Consumer Lenders' Bonds Are the Best Bets, DLJ Says

The best values available to investors in financial sector bonds will be banks and finance companies with heavy exposure to consumers, one Wall Street analyst says.

Credit card lenders, bolstered by flattening consumer delinquencies, tighter underwriting, and slowing credit expansion, offer opportunity for bondholders looking for appreciation over the next few years, said Allerton G. Smith, a bond analyst at Donaldson, Lufkin & Jenrette Securities Corp. in New York.

Companies with large consumer credit exposure, such as MBNA Corp., Bank One Corp., Capital One Financial Corp., Household Finance, and Wells Fargo & Co. are better values than banks that have a higher relative base of commercial loans, Mr. Smith said.

Broker-dealers and money-center bonds have less room for improvement because of the decreasing quality of commercial loans and the potential slowdown in trading and underwriting by yearend. That means bond investors have a better chance of finding bargains with consumer lenders.

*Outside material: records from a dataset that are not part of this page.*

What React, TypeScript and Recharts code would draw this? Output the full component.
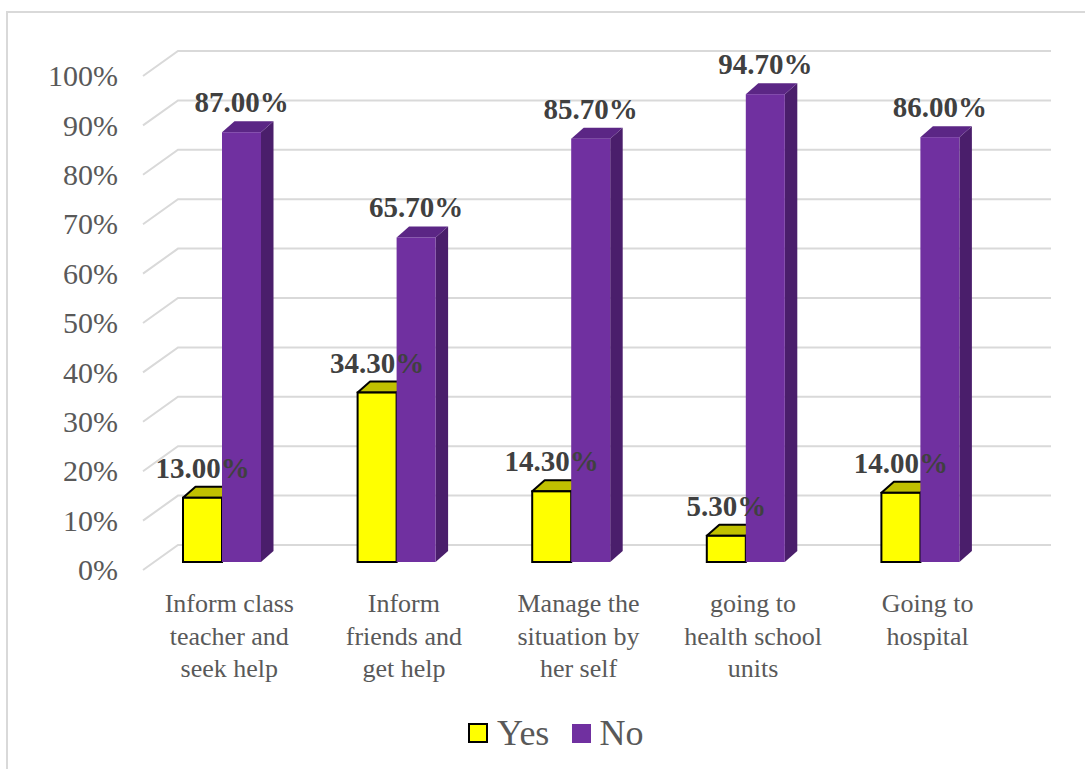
import { BarChart, Bar, XAxis, YAxis, CartesianGrid, Legend, LabelList } from "recharts";

const categoryLines = [
  ["Inform class", "teacher and", "seek help"],
  ["Inform", "friends and", "get help"],
  ["Manage the", "situation by", "her self"],
  ["going to", "health school", "units"],
  ["Going to", "hospital"],
];
const yesValues = [13.0, 34.3, 14.3, 5.3, 14.0];
const noValues = [87.0, 65.7, 85.7, 94.7, 86.0];
const yTicks = [0, 10, 20, 30, 40, 50, 60, 70, 80, 90, 100];

const data = categoryLines.map((lines, i) => ({
  name: lines.join(" "),
  yes: yesValues[i],
  no: noValues[i],
}));

const FONT = '"Liberation Serif", "Times New Roman", serif';
const DX = 12.5;
const DY = 11;

function Bar3D(props: any) {
  const { x, y, width, height, fill, topFill, sideFill, outline } = props;
  if (height == null || width == null) return null;
  const top = `M${x},${y} L${x + DX},${y - DY} L${x + width + DX},${y - DY} L${x + width},${y} Z`;
  const side = `M${x + width},${y} L${x + width + DX},${y - DY} L${x + width + DX},${y + height - DY} L${x + width},${y + height} Z`;
  return (
    <g>
      <path d={side} fill={sideFill} />
      <path d={top} fill={topFill} stroke={outline} strokeWidth={outline ? 2 : 0} strokeLinejoin="round" />
      <rect x={x} y={y} width={width} height={height} fill={fill} stroke={outline} strokeWidth={outline ? 2 : 0} />
    </g>
  );
}

const gridLine = (p: any) => {
  const y = p.y1;
  return (
    <path
      key={`grid-${p.index}-${y}`}
      d={`M143,${y + 8} L178,${y - 17} L1051,${y - 17}`}
      stroke="#d9d9d9"
      strokeWidth={2}
      fill="none"
    />
  );
};

const YTick = (p: any) => {
  const { y, payload } = p;
  return (
    <text x={118} y={y + 8} dy="0.34em" textAnchor="end" fill="#595959" fontSize={30} fontFamily={FONT}>
      {`${payload.value}%`}
    </text>
  );
};

const XTick = (p: any) => {
  const { x, y, payload, index } = p;
  const lines = categoryLines[index] ?? [payload.value];
  return (
    <text x={x + 7} y={y} textAnchor="middle" fill="#595959" fontSize={26} fontFamily={FONT}>
      {lines.map((l: string, i: number) => (
        <tspan key={i} x={x + 7} y={612 + i * 32.5}>
          {l}
        </tspan>
      ))}
    </text>
  );
};

// Both series' labels are drawn from the "No" series so they sit above every bar
const PairLabels = (p: any) => {
  const { x, y, width, height, index } = p;
  const base = y + height;
  const yesTop = base - (height * yesValues[index]) / noValues[index];
  const style = { fill: "#404040", fontSize: 29, fontWeight: 700, fontFamily: FONT } as const;
  return (
    <g>
      <text x={x - width / 2} y={yesTop - 20} textAnchor="middle" {...style}>
        {`${yesValues[index].toFixed(2)}%`}
      </text>
      <text x={x + width / 2} y={y - 20} textAnchor="middle" {...style}>
        {`${noValues[index].toFixed(2)}%`}
      </text>
    </g>
  );
};

const LegendContent = () => (
  <div
    style={{
      height: 60,
      boxSizing: "border-box",
      paddingTop: 8,
      paddingLeft: 468,
      display: "flex",
      alignItems: "center",
      fontFamily: FONT,
      fontSize: 36,
      color: "#595959",
    }}
  >
    <span style={{ width: 16, height: 16, background: "#FFFF00", border: "2px solid #000", display: "inline-block" }} />
    <span style={{ marginLeft: 9, lineHeight: "40px" }}>Yes</span>
    <span style={{ width: 19, height: 19, background: "#7030A0", display: "inline-block", marginLeft: 23 }} />
    <span style={{ marginLeft: 8, lineHeight: "40px" }}>No</span>
  </div>
);

export default function App() {
  return (
    <div
      style={{
        position: "absolute",
        left: 0,
        top: 0,
        width: 1085,
        height: 769,
        overflow: "hidden",
        background: "#ffffff",
      }}
    >
      <div
        style={{
          position: "absolute",
          left: 6,
          top: 11,
          width: 1200,
          height: 900,
          border: "2px solid #d9d9d9",
        }}
      />
      <div style={{ position: "absolute", left: 0, top: 0 }}>
        <BarChart
          width={1085}
          height={769}
          data={data}
          margin={{ top: 68, right: 77, bottom: 10, left: 0 }}
          barGap={0}
          barSize={39}
        >
          <CartesianGrid horizontal={gridLine} vertical={false} />
          <XAxis dataKey="name" axisLine={false} tickLine={false} tick={<XTick />} height={137} interval={0} />
          <YAxis
            domain={[0, 100]}
            ticks={yTicks}
            axisLine={false}
            tickLine={false}
            tick={<YTick />}
            width={135}
            interval={0}
          />
          <Legend verticalAlign="bottom" content={<LegendContent />} />
          <Bar
            dataKey="yes"
            name="Yes"
            fill="#FFFF00"
            isAnimationActive={false}
            shape={(p: any) => <Bar3D {...p} topFill="#C0C000" sideFill="#A0A000" outline="#000000" />}
          />
          <Bar
            dataKey="no"
            name="No"
            fill="#7030A0"
            isAnimationActive={false}
            shape={(p: any) => <Bar3D {...p} topFill="#5B2685" sideFill="#4A1E6B" />}
          >
            <LabelList dataKey="no" content={<PairLabels />} />
          </Bar>
        </BarChart>
      </div>
    </div>
  );
}
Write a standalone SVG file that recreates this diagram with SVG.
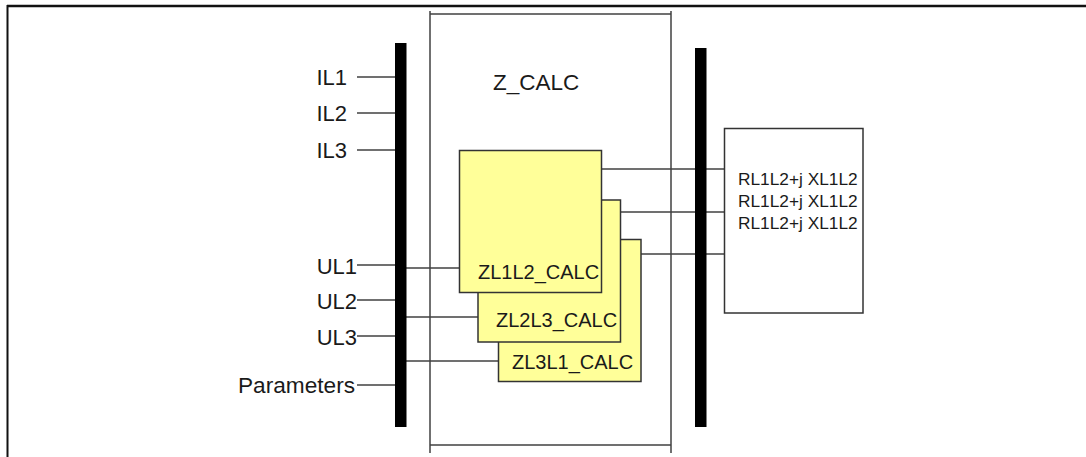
<svg xmlns="http://www.w3.org/2000/svg" width="1086" height="457" viewBox="0 0 1086 457">
<style>
text{font-family:"Liberation Sans",Arial,sans-serif;fill:#1a1a1a}
.lbl{font-size:22px}
.ln{stroke:#404040;stroke-width:1.5;fill:none}
.box{fill:#ffff99;stroke:#333;stroke-width:1.5}
.bar{fill:#000}
.wbox{fill:#fff;stroke:#333;stroke-width:1.5}
.zl{font-size:20px}
.out{font-size:17.3px}
</style>
<rect width="1086" height="457" fill="#fff"/>
<g id="frame">
<line x1="7" y1="6" x2="1086" y2="6" stroke="#111" stroke-width="2.5"/>
<line x1="7.5" y1="5" x2="7.5" y2="457" stroke="#111" stroke-width="2"/>
</g>
<g id="z_calc">
<line x1="430" y1="14" x2="671" y2="14" class="ln"/>
<line x1="430" y1="445" x2="671" y2="445" class="ln"/>
<line x1="430" y1="11" x2="430" y2="453" class="ln"/>
<line x1="671" y1="11" x2="671" y2="453" class="ln"/>
<text x="493" y="90" style="font-size:22.5px">Z_CALC</text>
</g>
<g id="connectors">
<line x1="357" y1="77" x2="396" y2="77" class="ln"/>
<line x1="357" y1="113" x2="396" y2="113" class="ln"/>
<line x1="357" y1="150" x2="396" y2="150" class="ln"/>
<line x1="357" y1="265" x2="396" y2="265" class="ln"/>
<line x1="357" y1="300" x2="396" y2="300" class="ln"/>
<line x1="357" y1="336" x2="396" y2="336" class="ln"/>
<line x1="357" y1="385" x2="396" y2="385" class="ln"/>
<line x1="406" y1="268" x2="460" y2="268" class="ln"/>
<line x1="406" y1="317" x2="478" y2="317" class="ln"/>
<line x1="406" y1="361" x2="498" y2="361" class="ln"/>
<line x1="601" y1="169" x2="725" y2="169" class="ln"/>
<line x1="621" y1="212" x2="725" y2="212" class="ln"/>
<line x1="641" y1="254" x2="725" y2="254" class="ln"/>
</g>
<g id="inputs">
<text class="lbl" x="347" y="85" text-anchor="end">IL1</text>
<text class="lbl" x="347" y="121" text-anchor="end">IL2</text>
<text class="lbl" x="347" y="158" text-anchor="end">IL3</text>
<text class="lbl" x="357" y="274" text-anchor="end">UL1</text>
<text class="lbl" x="357" y="309" text-anchor="end">UL2</text>
<text class="lbl" x="357" y="345" text-anchor="end">UL3</text>
<text class="lbl" x="355" y="393" text-anchor="end" textLength="117" lengthAdjust="spacingAndGlyphs">Parameters</text>
</g>
<g id="bus_left"><rect class="bar" x="395" y="43" width="11.5" height="384"/></g>
<g id="bus_right"><rect class="bar" x="695" y="48" width="11.5" height="379"/></g>
<g id="zl3l1">
<rect class="box" x="498.5" y="239.5" width="142.5" height="142"/>
<text class="zl" x="512" y="369">ZL3L1_CALC</text>
</g>
<g id="zl2l3">
<rect class="box" x="478" y="200" width="142.5" height="142"/>
<text class="zl" x="496" y="327">ZL2L3_CALC</text>
</g>
<g id="zl1l2">
<rect class="box" x="459.5" y="150.5" width="142" height="142"/>
<text class="zl" x="478" y="279">ZL1L2_CALC</text>
</g>
<g id="output">
<rect class="wbox" x="724.5" y="128.5" width="138.5" height="184.5"/>
<text class="out" x="738" y="185">RL1L2+j XL1L2</text>
<text class="out" x="738" y="207">RL1L2+j XL1L2</text>
<text class="out" x="738" y="229">RL1L2+j XL1L2</text>
</g>
</svg>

"Default rates are accelerating in the commercial sector right now," Mr. Smith said. "That has the equity markets concerned about the sufficiency of loan-loss reserves. It will be the commercial lenders that take the pain, not the consumer lenders."

Rising corporate defaults stand to undermine the asset quality of commercial banks, and this could ultimately lead to falling bond prices as credit deteriorates, Mr. Smith said.

"We are increasingly concerned about the ability of banks to sustain earnings against the backdrop of higher commercial defaults," Mr. Smith said. "As you look at the landscape, where you may be surprised and disappointed is in the commercial area, particularly in the large, nationally syndicated credits. What we are recommending is for investors in financial services paper to focus on the consumer-oriented companies."

Though asset quality at commercial banks is nothing to groan about, it has stopped improving this year. On the upside, the industry's problem-loans-to-equity-and-reserves ratio, at 4.99% in the second quarter, was only a tad higher than the 4.95% five-quarter average, according to DLJ research.

But loan-loss reserves declined to 1.56% in the second quarter, from 1.65% a year earlier. "The trend line is concerning us. We clearly have seen an inflection point where asset quality is no longer getting better," Mr. Smith said.

Banks such as New Orleans-based Hibernia Corp. and Centura Banks Inc. in Rocky Mount, N.C., have reported big commercial loans in default this year. Also, Iridium LLC, the high-profile mobile telephone venture, also defaulted on its bond payments and loan payments this year. The large commercial defaults have led investors to wonder what is next.

Meanwhile, the asset quality of credit card companies has shown signs of improvement in recent months, Mr. Smith said. For example, consumer delinquencies have been falling. Thirteen of 15 credit card companies tracked by DLJ improved. The decline in delinquency rates for the 15 companies fell 24 basis points from June to July.

Credit card underwriting standards have improved over the last two years. Moreover, Visa U.S.A. of San Francisco said consumer bankruptcies were 103,603 in August, down 7% from a year earlier and 1% from July.